Required task:
Only the lines from the one containing "Write the seaborn" through the one containing "36.8, 30.45, 30.87]" should be output, both ends included and exactly as they appear, minus any pictures.

— start of Records supplied —

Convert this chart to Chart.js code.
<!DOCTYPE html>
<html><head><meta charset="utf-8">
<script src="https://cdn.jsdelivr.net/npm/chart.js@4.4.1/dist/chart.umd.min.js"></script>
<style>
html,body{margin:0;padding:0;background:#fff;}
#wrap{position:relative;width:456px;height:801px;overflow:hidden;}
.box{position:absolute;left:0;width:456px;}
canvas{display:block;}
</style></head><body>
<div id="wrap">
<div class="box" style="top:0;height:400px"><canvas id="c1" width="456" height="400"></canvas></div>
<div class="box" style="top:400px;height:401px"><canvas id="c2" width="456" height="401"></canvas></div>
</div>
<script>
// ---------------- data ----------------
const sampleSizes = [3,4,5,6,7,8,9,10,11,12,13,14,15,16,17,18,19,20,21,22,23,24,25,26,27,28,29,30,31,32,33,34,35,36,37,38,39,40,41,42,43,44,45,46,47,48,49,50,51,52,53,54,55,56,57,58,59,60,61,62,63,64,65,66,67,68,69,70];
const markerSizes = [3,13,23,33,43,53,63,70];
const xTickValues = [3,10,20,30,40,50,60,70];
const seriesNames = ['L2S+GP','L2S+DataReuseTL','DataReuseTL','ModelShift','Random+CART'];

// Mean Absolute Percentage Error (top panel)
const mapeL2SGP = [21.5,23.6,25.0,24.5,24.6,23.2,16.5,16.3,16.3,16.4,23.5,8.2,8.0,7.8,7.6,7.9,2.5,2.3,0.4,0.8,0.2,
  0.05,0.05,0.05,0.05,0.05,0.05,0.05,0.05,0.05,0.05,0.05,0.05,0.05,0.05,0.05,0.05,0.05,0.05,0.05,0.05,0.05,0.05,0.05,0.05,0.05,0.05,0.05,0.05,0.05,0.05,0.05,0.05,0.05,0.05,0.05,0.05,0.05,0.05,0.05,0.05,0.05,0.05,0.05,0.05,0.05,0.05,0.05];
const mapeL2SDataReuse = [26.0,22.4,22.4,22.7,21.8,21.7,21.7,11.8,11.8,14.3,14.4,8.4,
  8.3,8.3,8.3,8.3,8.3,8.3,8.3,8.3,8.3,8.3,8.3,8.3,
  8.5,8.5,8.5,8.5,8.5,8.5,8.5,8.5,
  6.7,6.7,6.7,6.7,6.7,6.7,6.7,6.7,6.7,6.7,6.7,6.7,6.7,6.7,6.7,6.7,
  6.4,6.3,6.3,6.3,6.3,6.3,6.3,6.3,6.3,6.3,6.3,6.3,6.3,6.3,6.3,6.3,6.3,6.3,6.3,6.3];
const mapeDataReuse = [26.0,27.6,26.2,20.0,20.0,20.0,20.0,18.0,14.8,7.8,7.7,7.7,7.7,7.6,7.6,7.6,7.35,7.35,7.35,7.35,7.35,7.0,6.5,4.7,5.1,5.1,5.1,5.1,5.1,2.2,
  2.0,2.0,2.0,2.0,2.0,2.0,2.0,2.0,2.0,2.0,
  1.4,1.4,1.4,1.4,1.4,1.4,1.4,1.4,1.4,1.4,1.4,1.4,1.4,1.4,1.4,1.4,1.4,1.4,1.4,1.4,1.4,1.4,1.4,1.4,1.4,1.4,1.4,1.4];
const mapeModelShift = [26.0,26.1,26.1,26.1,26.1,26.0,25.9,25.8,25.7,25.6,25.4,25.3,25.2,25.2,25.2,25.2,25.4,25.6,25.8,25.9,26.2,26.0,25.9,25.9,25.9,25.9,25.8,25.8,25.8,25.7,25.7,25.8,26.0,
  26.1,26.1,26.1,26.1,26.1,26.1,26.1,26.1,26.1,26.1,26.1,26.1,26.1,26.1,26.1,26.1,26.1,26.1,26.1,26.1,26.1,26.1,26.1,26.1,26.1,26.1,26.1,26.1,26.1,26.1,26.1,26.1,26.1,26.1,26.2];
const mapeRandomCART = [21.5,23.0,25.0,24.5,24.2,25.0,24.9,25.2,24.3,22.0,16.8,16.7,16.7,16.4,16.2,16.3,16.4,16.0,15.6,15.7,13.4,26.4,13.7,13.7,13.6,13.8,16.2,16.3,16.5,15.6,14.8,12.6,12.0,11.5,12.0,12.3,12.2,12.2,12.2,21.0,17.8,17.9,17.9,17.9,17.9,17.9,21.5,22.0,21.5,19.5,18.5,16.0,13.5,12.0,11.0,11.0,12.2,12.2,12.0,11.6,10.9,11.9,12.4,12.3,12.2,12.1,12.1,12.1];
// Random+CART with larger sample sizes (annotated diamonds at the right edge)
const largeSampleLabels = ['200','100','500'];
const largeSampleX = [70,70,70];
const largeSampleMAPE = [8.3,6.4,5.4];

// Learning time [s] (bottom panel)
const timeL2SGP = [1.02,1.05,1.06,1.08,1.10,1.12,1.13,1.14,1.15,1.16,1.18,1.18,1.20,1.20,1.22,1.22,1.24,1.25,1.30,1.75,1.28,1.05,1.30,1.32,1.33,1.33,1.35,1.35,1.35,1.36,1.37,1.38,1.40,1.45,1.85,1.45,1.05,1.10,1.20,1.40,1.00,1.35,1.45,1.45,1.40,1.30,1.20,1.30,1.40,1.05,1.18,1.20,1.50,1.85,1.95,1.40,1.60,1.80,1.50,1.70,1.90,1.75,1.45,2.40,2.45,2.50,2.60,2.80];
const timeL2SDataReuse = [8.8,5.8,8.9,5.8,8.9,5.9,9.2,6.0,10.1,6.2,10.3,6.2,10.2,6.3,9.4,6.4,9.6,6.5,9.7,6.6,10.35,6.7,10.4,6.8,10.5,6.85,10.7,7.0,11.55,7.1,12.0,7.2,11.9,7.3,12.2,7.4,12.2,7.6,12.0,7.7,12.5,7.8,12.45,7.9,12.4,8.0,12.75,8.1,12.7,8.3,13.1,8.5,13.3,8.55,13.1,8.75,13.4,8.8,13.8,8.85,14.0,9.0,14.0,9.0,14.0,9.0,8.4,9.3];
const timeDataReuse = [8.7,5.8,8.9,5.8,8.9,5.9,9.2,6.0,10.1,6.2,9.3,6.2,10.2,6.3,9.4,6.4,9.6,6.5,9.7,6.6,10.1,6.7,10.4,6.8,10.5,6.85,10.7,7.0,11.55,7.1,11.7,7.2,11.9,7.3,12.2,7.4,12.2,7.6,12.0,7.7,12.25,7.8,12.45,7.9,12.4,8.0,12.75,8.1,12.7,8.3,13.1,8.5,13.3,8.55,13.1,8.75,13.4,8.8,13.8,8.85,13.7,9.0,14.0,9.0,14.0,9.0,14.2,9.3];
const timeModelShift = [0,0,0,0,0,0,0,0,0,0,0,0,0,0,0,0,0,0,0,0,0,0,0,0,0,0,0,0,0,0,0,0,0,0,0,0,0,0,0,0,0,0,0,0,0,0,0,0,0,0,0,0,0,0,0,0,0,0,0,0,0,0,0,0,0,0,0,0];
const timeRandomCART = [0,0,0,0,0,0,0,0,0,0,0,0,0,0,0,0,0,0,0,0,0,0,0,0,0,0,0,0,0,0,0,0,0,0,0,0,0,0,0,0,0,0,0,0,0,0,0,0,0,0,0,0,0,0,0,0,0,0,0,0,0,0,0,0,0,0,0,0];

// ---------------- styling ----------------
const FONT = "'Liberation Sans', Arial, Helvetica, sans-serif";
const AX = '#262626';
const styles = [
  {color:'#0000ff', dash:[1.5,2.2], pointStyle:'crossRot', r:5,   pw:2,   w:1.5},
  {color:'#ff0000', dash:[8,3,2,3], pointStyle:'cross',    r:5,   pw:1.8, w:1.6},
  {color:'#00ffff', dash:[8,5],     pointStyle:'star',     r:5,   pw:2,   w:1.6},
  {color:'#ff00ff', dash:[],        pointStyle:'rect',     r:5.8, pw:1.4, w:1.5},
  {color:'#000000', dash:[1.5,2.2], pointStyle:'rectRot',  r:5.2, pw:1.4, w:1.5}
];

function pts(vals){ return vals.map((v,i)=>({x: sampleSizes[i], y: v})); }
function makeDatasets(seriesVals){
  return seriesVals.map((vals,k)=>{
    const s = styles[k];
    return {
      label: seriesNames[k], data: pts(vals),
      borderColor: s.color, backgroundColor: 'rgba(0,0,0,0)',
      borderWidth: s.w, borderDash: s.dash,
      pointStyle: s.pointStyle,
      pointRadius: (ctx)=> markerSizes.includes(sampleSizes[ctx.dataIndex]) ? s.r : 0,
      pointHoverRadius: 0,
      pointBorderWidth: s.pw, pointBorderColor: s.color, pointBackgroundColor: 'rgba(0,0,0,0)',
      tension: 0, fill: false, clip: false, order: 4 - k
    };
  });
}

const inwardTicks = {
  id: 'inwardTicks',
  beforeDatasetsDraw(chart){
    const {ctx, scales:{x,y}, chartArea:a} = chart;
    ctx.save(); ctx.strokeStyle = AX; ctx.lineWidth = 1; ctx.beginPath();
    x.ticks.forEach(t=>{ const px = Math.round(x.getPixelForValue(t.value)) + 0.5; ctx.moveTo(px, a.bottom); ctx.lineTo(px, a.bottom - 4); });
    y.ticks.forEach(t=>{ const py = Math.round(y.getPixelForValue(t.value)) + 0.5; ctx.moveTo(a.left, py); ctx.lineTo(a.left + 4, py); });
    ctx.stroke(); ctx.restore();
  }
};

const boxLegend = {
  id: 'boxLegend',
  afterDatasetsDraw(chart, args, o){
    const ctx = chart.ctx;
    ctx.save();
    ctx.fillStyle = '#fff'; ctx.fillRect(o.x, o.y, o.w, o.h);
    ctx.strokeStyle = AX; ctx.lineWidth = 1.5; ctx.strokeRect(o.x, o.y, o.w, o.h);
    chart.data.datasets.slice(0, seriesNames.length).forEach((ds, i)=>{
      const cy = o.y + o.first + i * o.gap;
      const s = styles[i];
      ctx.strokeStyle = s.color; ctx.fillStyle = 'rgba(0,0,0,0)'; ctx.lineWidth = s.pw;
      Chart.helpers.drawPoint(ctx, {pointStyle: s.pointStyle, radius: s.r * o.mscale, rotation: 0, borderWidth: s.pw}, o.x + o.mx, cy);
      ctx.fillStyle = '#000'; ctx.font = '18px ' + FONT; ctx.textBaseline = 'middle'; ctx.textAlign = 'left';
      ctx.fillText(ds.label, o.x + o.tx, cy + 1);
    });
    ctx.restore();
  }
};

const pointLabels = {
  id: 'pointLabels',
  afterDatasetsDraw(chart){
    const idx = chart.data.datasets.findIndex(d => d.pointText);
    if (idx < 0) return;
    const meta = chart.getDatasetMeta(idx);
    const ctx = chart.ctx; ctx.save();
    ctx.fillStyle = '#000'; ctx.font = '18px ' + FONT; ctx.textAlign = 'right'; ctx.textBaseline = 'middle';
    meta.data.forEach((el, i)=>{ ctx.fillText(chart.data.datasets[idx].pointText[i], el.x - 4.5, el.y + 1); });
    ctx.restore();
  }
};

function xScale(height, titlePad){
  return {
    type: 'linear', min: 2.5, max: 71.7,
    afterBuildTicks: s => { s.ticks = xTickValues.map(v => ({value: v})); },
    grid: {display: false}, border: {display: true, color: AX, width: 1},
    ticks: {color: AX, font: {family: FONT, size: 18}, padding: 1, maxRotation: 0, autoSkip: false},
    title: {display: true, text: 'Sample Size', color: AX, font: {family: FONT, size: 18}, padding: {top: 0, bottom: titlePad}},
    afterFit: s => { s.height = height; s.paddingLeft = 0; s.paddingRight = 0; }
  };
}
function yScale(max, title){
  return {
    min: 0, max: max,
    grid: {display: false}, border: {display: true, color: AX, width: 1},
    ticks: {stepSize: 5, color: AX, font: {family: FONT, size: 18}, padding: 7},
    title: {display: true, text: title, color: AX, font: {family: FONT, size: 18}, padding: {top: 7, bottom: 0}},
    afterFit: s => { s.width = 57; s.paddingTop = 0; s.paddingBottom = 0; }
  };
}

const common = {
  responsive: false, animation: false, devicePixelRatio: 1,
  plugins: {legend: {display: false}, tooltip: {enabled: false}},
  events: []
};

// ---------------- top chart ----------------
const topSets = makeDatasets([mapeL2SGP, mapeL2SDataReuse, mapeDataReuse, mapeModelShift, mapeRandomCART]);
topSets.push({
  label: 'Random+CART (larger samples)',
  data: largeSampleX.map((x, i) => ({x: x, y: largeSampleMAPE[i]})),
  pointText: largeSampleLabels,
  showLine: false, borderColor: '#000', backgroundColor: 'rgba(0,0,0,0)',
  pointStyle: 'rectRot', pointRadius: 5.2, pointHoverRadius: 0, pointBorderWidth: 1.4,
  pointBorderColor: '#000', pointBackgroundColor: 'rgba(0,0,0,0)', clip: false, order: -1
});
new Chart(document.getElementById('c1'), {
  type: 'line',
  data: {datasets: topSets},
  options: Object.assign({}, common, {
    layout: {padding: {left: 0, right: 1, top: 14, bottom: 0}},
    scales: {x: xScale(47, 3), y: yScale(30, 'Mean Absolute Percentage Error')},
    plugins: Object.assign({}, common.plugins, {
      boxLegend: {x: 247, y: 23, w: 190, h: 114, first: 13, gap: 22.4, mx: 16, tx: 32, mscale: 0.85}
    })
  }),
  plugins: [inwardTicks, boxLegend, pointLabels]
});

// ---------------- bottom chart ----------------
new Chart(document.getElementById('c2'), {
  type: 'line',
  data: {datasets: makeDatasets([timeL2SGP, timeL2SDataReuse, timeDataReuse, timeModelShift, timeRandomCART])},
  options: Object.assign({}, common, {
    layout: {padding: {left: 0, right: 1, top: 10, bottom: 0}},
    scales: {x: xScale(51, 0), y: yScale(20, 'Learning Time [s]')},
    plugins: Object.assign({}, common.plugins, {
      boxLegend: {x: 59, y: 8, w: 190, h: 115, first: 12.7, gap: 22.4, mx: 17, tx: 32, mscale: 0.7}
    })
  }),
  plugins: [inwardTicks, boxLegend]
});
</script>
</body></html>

— end of Records supplied —
— start of Records supplied —

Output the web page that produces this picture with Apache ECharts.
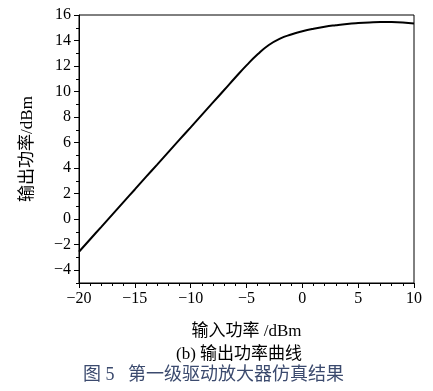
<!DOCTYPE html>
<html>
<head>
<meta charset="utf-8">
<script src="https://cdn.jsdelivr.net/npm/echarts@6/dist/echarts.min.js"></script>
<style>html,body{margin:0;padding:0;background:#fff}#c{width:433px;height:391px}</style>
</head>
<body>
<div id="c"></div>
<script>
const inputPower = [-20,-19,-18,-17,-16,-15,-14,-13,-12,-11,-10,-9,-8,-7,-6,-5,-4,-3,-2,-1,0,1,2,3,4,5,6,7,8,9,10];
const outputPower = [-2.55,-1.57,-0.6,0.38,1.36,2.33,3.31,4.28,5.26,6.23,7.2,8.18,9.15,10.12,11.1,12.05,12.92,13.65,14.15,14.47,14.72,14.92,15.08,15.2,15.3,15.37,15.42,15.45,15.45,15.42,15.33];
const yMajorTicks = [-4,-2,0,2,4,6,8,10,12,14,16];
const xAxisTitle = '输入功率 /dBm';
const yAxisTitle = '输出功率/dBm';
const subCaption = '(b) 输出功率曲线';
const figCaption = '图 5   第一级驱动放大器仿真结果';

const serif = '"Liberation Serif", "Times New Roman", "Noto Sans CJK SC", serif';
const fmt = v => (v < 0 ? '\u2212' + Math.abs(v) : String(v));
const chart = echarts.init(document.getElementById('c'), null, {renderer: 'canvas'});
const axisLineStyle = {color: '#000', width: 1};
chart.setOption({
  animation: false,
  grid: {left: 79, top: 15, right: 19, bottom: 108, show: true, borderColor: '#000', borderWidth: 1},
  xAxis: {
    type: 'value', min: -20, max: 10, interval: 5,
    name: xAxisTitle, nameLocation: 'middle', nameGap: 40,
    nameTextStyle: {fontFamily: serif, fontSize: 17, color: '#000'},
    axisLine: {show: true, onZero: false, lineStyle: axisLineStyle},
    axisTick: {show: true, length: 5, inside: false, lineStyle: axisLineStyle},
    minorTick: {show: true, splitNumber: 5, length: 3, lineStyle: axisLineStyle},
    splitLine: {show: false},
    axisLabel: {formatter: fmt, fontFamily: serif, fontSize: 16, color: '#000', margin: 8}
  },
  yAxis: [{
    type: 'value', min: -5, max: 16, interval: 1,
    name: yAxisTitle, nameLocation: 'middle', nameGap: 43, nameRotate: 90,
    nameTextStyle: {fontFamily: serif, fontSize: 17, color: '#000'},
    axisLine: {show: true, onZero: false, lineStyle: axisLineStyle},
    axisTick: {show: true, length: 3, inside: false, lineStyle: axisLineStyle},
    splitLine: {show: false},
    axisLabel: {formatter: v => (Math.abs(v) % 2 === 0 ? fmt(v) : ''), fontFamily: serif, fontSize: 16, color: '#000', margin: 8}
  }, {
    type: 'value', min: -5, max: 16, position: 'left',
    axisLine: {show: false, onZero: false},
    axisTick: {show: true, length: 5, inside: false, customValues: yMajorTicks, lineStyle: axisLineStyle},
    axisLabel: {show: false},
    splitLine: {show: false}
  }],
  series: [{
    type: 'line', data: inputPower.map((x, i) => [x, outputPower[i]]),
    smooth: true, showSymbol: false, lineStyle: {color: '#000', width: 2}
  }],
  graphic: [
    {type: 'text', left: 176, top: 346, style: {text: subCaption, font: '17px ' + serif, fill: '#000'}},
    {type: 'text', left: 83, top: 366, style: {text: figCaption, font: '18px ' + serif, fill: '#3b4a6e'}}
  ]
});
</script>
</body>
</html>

— end of Records supplied —
— start of Records supplied —

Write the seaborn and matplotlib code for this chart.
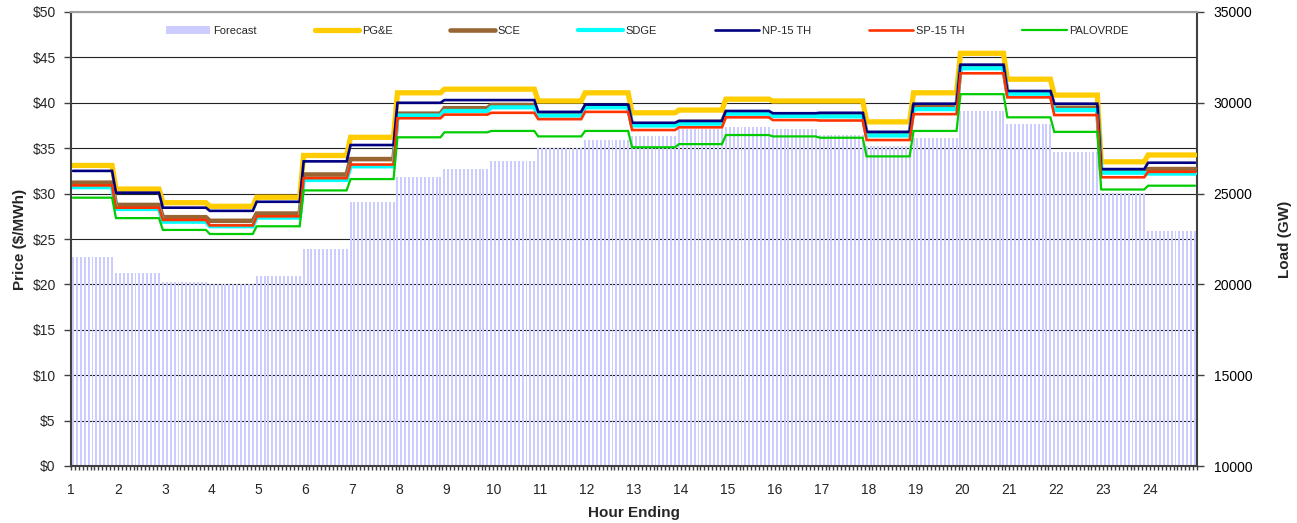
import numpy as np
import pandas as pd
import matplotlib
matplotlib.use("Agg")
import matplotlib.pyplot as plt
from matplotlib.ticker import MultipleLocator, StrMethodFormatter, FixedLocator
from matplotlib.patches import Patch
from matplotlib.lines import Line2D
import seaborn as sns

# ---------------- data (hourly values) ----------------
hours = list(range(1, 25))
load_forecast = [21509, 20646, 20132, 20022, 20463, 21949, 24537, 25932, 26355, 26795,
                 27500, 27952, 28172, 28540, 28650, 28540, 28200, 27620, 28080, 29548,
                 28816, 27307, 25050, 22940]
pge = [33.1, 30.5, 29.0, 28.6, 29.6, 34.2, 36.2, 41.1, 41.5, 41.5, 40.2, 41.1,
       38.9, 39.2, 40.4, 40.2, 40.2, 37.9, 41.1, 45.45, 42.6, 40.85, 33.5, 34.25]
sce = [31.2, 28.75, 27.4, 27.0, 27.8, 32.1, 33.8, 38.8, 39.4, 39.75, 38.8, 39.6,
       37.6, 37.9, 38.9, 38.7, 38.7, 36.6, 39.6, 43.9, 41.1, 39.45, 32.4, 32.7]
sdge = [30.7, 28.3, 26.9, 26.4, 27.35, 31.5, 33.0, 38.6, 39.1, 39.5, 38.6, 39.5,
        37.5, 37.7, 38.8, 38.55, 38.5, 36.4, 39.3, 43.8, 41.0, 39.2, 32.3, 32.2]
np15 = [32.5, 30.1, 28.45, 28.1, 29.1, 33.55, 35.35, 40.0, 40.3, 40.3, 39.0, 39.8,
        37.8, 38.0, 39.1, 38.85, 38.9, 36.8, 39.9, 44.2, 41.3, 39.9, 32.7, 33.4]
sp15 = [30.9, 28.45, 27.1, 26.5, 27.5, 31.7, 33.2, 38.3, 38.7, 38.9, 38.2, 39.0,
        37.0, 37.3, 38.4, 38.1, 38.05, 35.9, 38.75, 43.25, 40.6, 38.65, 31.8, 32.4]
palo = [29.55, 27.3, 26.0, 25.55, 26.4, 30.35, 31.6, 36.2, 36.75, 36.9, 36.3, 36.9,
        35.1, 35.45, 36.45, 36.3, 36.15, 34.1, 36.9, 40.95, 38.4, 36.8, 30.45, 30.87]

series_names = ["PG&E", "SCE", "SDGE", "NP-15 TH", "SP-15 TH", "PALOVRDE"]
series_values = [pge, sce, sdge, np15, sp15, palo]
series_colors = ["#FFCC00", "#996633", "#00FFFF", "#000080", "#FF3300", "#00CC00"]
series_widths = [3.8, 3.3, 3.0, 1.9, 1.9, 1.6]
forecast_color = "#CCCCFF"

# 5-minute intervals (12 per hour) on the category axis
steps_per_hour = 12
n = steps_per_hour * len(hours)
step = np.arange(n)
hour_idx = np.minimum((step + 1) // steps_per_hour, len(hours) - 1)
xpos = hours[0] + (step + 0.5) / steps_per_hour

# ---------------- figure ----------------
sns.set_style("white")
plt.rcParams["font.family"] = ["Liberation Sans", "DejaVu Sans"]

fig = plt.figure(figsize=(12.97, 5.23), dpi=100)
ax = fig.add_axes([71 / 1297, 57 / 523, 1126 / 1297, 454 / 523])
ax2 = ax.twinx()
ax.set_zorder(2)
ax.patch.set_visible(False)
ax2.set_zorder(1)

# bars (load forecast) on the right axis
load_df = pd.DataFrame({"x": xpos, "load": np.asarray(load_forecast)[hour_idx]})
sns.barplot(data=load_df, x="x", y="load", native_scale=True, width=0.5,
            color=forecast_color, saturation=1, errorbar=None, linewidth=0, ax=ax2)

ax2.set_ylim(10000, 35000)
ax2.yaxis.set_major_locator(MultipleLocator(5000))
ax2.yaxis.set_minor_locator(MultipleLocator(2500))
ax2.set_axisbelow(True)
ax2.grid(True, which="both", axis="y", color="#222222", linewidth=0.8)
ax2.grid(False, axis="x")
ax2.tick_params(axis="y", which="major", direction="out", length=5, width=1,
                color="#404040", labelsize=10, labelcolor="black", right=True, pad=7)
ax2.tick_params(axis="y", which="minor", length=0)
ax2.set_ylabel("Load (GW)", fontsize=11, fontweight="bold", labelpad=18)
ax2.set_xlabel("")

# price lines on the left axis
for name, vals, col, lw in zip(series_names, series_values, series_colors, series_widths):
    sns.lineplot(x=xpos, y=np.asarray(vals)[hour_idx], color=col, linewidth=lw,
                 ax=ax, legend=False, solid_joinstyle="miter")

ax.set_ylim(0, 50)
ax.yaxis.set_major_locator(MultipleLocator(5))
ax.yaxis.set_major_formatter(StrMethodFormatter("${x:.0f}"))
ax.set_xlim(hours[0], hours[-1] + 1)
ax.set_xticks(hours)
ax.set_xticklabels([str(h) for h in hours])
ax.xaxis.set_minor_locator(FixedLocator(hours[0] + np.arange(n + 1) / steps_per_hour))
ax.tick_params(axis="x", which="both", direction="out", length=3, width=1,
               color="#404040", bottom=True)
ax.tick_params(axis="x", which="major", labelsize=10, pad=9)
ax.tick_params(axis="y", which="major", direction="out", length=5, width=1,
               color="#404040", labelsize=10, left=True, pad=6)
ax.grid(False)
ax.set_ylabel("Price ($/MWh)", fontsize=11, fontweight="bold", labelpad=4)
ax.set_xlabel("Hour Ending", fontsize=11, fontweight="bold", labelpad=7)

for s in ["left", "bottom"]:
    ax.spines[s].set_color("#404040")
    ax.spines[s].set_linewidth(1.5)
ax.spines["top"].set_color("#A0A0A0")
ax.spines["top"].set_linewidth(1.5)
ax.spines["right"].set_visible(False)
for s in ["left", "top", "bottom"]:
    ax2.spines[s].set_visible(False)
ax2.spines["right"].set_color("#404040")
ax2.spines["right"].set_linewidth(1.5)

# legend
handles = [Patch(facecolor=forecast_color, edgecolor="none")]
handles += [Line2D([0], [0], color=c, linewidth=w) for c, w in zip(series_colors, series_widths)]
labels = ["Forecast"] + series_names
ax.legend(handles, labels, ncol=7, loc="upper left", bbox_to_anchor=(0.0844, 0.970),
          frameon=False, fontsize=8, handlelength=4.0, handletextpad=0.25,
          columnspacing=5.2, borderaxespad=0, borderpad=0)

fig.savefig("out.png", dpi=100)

— end of Records supplied —

Solution:
Write the seaborn and matplotlib code for this chart.
import numpy as np
import pandas as pd
import matplotlib
matplotlib.use("Agg")
import matplotlib.pyplot as plt
from matplotlib.ticker import MultipleLocator, StrMethodFormatter, FixedLocator
from matplotlib.patches import Patch
from matplotlib.lines import Line2D
import seaborn as sns

# ---------------- data (hourly values) ----------------
hours = list(range(1, 25))
load_forecast = [21509, 20646, 20132, 20022, 20463, 21949, 24537, 25932, 26355, 26795,
                 27500, 27952, 28172, 28540, 28650, 28540, 28200, 27620, 28080, 29548,
                 28816, 27307, 25050, 22940]
pge = [33.1, 30.5, 29.0, 28.6, 29.6, 34.2, 36.2, 41.1, 41.5, 41.5, 40.2, 41.1,
       38.9, 39.2, 40.4, 40.2, 40.2, 37.9, 41.1, 45.45, 42.6, 40.85, 33.5, 34.25]
sce = [31.2, 28.75, 27.4, 27.0, 27.8, 32.1, 33.8, 38.8, 39.4, 39.75, 38.8, 39.6,
       37.6, 37.9, 38.9, 38.7, 38.7, 36.6, 39.6, 43.9, 41.1, 39.45, 32.4, 32.7]
sdge = [30.7, 28.3, 26.9, 26.4, 27.35, 31.5, 33.0, 38.6, 39.1, 39.5, 38.6, 39.5,
        37.5, 37.7, 38.8, 38.55, 38.5, 36.4, 39.3, 43.8, 41.0, 39.2, 32.3, 32.2]
np15 = [32.5, 30.1, 28.45, 28.1, 29.1, 33.55, 35.35, 40.0, 40.3, 40.3, 39.0, 39.8,
        37.8, 38.0, 39.1, 38.85, 38.9, 36.8, 39.9, 44.2, 41.3, 39.9, 32.7, 33.4]
sp15 = [30.9, 28.45, 27.1, 26.5, 27.5, 31.7, 33.2, 38.3, 38.7, 38.9, 38.2, 39.0,
        37.0, 37.3, 38.4, 38.1, 38.05, 35.9, 38.75, 43.25, 40.6, 38.65, 31.8, 32.4]
palo = [29.55, 27.3, 26.0, 25.55, 26.4, 30.35, 31.6, 36.2, 36.75, 36.9, 36.3, 36.9,
        35.1, 35.45, 36.45, 36.3, 36.15, 34.1, 36.9, 40.95, 38.4, 36.8, 30.45, 30.87]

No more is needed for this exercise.